Traveling with Pets

Home & Family, Pets
on April 28, 2014
Traveling With Pets

Owning a pet is a uniquely rewarding and satisfying experience, but pets can complicate certain situations. When it comes to travel, pets either love it or hate it. Find out how to make traveling with pets a more pleasurable experience for both of you.

Car trips

A car trip is a convenient way to travel with pets. Keep your pet comfortable and feeling secure on your next trip with these sensible tips:

  • Carrier—Whether it’s a quick trip or a lengthy one, planning is key in successful pet traveling. The American Society for the Prevention of Cruelty to Animals (ASPCA) recommends you keep your pet in a crate or carrier during car trips. Be sure the carrier is well ventilated with plenty of airflow. The carrier should be large enough for your pet to turn around and lie down in. Be sure to familiarize your pet with the carrier before the trip.
  • Feeding—Timing is everything, especially when it comes to car trips and bathroom breaks. You can help solve potty problems in advance by starting your pet off with a light meal a few hours prior to the trip. Avoid feeding your pet in the car during travel.
  • Supplies—Your pet is happiest with familiar things. Bring along a travel kit with travel papers, food, bowls, poop scoop, brushes, pet meds if applicable, a pet first aid kit, favorite pillow, blanket and toy, as well as plastic bags for garbage and waste.

Air trips

Traveling by air is exciting. You can also get nervous and tense when trying to remember everything you need to bring and do for the trip. Your pet probably feels the same way. Air travel tips are similar to car traveling tips with a few unique features.

  • Cargo—Your pet is not cargo, but if traveling by air, your pet may be stuck checking in as cargo. If your pet is small enough to fit in a take-on bag and that can be placed under your seat, this is the best option. The ASPCA doesn’t recommend flying pets any other way.
  • Flight—If you must fly your pet, be sure to book as short and direct a flight as possible to avoid chances that your pet will be stuck on the tarmac or mishandled by baggage employees.
  • Crate—The crate is important in air travel. Write the words “LIVE ANIMAL” on the crate in large letters and affix a photo of your pet to avoid mix-ups. Tape a plastic bag with dry food on the outside of the crate for personnel’s easy access to feed your pet on long trips.
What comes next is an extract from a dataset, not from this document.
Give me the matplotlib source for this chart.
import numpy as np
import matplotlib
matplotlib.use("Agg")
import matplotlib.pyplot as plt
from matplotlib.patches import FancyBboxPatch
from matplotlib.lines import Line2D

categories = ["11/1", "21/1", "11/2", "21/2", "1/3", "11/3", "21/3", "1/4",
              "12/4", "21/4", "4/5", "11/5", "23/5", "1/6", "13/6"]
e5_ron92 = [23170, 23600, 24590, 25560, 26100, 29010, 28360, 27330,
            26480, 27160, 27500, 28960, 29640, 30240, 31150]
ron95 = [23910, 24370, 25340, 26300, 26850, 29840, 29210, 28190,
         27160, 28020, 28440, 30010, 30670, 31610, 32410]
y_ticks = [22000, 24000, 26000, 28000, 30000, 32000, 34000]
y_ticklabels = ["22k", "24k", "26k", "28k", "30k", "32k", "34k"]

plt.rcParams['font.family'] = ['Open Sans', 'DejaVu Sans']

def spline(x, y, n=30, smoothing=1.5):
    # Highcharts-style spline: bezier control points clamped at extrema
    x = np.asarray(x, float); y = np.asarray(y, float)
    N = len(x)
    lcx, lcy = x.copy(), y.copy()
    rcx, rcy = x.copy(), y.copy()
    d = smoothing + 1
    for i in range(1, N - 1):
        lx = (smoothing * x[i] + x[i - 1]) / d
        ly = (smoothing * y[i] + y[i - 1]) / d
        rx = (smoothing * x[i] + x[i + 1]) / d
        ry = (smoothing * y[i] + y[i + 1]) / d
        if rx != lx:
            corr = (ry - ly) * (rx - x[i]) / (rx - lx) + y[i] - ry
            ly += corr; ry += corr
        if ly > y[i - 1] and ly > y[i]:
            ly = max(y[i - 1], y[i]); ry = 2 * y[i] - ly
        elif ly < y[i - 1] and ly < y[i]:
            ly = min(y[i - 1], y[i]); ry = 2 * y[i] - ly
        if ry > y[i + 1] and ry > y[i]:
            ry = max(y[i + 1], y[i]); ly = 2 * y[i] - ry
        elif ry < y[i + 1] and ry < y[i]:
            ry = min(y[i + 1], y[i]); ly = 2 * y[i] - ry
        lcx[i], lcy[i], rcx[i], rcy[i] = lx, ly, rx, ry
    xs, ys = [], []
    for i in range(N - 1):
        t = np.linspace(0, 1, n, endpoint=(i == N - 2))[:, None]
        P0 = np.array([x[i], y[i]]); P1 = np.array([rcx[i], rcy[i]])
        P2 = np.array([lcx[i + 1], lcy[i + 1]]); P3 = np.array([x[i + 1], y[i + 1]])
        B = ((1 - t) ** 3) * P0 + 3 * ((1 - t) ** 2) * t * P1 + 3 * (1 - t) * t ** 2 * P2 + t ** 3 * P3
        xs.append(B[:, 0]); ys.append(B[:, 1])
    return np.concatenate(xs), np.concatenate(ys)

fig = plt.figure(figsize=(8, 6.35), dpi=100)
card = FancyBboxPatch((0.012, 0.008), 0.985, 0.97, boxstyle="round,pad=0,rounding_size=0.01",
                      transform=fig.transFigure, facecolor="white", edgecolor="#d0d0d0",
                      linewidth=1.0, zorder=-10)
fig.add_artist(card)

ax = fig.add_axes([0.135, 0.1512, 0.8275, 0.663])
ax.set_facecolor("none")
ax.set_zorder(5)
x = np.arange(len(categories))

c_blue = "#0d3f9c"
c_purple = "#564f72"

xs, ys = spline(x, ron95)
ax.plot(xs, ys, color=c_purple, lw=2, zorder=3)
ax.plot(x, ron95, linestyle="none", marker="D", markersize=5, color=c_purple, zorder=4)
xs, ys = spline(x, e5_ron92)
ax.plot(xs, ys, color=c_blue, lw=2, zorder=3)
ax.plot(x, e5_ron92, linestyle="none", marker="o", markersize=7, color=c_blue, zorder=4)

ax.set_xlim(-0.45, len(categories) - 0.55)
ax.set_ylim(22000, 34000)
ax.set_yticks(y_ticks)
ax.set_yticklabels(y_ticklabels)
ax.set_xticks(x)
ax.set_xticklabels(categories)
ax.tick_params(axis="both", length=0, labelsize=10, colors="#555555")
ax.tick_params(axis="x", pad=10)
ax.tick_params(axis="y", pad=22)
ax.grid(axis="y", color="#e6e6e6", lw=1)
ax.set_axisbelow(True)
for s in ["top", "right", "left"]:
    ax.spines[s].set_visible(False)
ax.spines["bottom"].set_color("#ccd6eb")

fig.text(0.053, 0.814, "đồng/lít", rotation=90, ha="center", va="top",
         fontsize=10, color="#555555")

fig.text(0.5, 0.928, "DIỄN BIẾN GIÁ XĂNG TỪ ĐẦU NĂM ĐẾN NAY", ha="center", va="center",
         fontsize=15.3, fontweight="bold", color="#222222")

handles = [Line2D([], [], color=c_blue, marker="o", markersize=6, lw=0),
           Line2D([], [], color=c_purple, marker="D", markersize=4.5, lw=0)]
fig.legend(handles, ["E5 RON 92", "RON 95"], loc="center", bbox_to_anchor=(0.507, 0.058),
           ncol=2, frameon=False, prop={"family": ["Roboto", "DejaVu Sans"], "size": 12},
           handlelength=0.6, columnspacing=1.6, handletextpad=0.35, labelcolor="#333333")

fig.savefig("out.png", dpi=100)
You may even wish to freeze water in a water bowl to include in the crate. It won’t melt until needed, minimizing spills and giving your pet a fresh sip of water during the trip.

Remember that advanced planning is the best way to prepare you and your pet for the ups and downs of travel. Consider the type and length of travel when planning trips with pets. Check on the animal often and give pets lots of love once you’ve reached your destination.